#### [WHAT YOU NEED TO DO]
In the entries below, find every line holding the string "this" and collect it.

#### [RECORDS SUPPLIED]
★ ★ ★

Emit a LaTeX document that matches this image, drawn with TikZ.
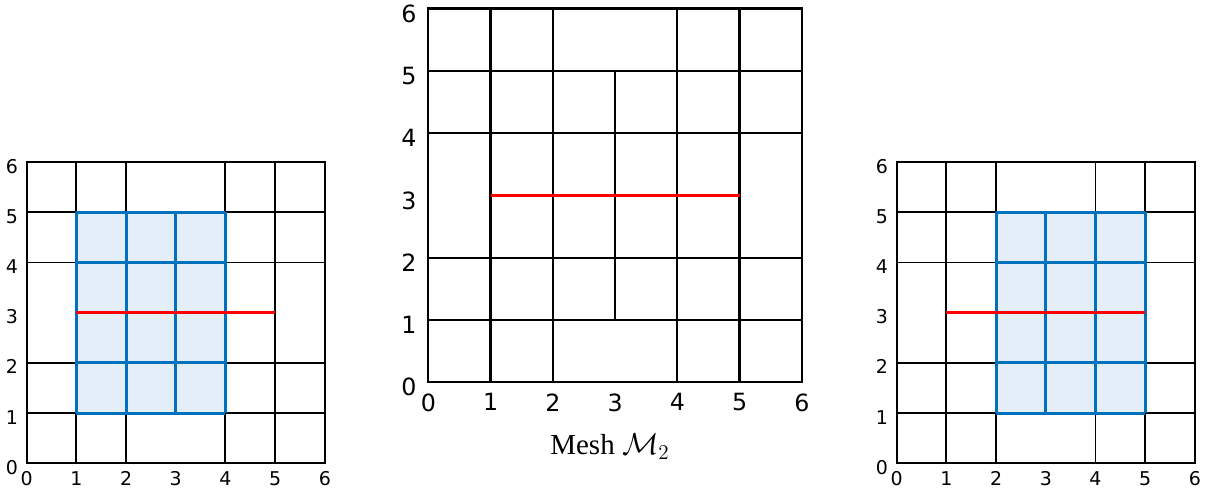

★ ★ ★

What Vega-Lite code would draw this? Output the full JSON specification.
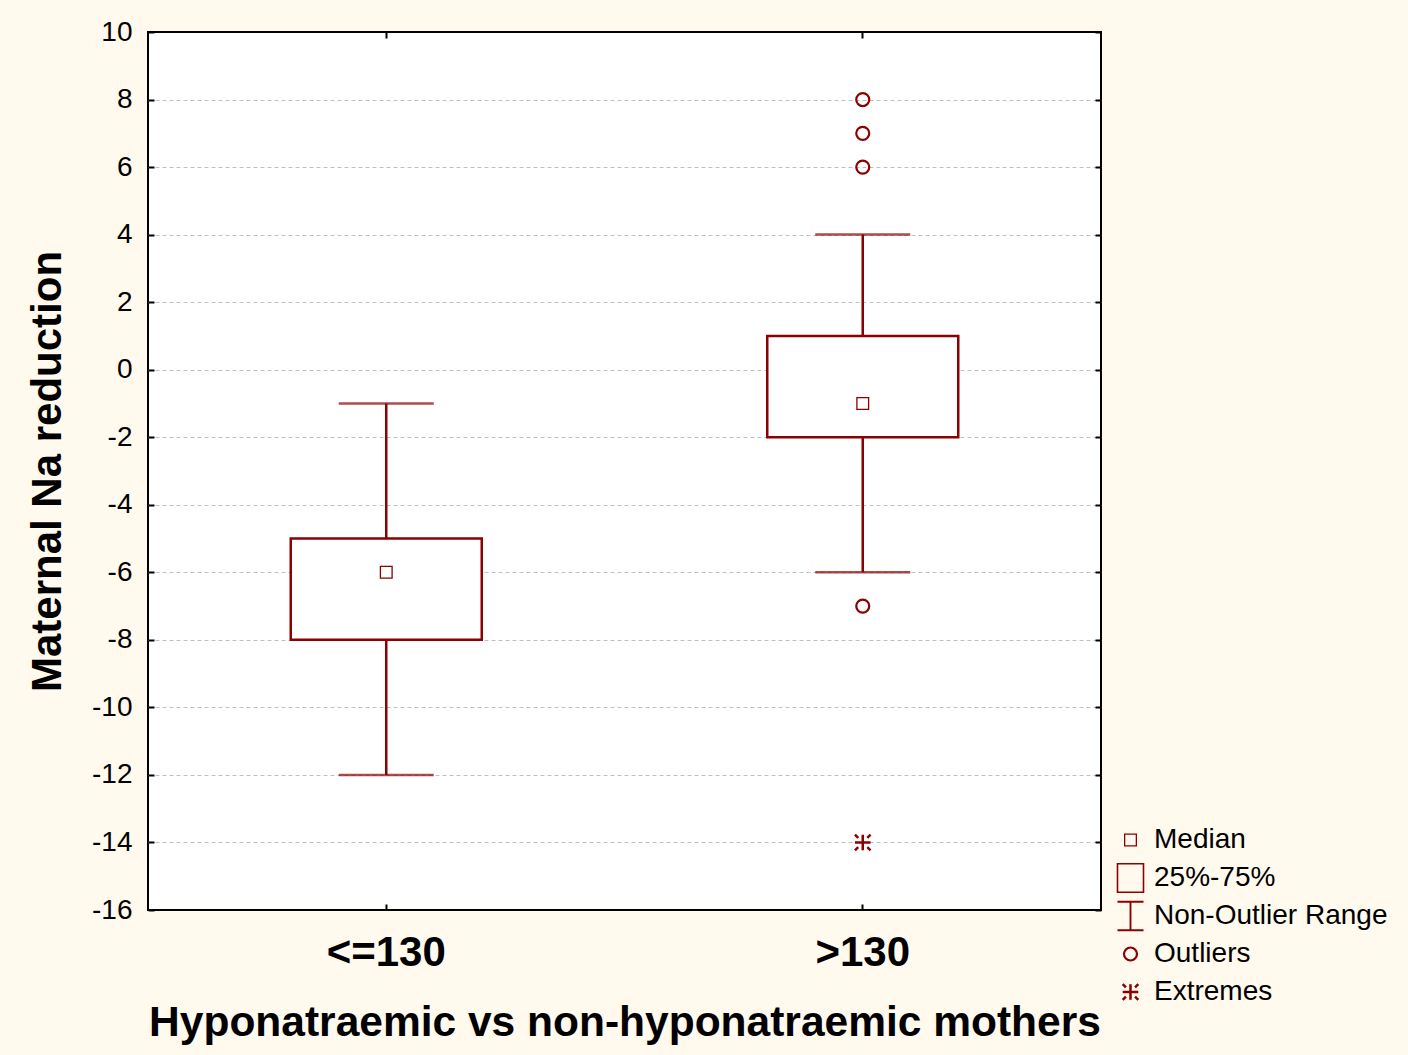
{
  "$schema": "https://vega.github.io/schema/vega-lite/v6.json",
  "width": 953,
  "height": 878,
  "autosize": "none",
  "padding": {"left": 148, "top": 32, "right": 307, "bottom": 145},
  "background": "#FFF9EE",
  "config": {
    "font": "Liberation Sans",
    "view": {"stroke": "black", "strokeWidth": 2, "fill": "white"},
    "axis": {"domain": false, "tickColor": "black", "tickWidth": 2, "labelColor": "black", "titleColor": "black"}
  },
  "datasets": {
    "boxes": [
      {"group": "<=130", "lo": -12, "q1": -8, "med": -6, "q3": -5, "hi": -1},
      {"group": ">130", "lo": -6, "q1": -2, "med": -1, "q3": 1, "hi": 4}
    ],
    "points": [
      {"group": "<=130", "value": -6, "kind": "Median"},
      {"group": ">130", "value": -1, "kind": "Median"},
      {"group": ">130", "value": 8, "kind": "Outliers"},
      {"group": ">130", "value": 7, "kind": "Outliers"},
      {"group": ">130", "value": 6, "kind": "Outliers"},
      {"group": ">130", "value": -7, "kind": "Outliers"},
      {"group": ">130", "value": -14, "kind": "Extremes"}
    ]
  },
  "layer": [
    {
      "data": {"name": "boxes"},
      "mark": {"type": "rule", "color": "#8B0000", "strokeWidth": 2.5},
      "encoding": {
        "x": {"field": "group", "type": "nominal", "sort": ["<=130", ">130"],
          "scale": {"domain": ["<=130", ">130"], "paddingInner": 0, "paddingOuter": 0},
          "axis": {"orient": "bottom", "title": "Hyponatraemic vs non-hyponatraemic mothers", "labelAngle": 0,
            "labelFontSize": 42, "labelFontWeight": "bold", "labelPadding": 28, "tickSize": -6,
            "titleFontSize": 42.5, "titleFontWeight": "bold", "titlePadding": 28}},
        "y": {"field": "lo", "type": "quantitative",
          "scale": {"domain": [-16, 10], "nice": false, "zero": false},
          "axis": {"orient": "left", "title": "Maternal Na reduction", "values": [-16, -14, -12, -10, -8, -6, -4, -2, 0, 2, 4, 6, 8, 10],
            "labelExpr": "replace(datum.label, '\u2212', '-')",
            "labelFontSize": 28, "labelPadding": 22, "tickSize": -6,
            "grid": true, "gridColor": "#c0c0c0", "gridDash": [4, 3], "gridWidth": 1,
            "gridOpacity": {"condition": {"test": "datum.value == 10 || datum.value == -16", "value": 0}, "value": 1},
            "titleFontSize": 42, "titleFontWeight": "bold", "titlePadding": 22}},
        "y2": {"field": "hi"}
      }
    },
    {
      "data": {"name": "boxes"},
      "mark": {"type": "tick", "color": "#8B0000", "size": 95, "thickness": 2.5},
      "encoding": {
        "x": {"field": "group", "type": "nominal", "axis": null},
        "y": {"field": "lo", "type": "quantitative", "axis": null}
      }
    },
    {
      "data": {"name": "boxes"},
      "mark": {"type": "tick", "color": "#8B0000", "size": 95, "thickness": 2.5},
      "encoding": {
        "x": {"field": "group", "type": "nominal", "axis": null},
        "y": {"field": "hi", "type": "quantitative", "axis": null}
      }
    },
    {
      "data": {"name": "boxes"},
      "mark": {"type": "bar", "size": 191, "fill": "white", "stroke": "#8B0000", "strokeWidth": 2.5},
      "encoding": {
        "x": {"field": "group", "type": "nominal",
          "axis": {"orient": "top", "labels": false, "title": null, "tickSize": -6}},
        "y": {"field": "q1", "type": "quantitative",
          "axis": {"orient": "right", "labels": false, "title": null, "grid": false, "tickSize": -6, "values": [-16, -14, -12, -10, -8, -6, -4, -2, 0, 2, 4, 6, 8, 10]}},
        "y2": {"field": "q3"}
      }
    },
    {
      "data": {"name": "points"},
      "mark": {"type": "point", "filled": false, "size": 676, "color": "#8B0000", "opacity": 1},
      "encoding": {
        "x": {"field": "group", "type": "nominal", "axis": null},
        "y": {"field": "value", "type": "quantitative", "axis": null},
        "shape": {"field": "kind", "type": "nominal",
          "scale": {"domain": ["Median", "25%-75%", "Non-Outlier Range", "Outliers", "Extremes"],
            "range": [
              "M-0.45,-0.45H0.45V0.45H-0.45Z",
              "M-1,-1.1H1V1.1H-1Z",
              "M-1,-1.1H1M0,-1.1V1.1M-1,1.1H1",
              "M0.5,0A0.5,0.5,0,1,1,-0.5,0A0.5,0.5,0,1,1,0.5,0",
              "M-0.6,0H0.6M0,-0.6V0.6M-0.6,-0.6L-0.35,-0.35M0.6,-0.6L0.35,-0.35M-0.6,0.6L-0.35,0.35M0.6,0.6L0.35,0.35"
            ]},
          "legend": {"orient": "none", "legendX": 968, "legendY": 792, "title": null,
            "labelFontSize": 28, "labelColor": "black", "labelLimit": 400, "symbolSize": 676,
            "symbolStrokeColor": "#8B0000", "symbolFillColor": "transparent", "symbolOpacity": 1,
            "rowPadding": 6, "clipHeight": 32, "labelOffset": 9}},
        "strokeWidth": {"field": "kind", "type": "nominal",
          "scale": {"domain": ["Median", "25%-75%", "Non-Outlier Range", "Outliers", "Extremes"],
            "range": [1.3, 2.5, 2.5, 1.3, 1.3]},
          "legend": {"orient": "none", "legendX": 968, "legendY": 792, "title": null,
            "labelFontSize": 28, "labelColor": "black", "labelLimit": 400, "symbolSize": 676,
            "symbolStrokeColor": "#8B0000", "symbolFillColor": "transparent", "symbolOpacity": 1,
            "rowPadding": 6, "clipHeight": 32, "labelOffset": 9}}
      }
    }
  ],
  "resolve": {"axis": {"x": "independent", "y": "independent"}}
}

★ ★ ★

#### [THE SOLUTION]
Emit a LaTeX document that matches this image, drawn with TikZ.
What Vega-Lite code would draw this? Output the full JSON specification.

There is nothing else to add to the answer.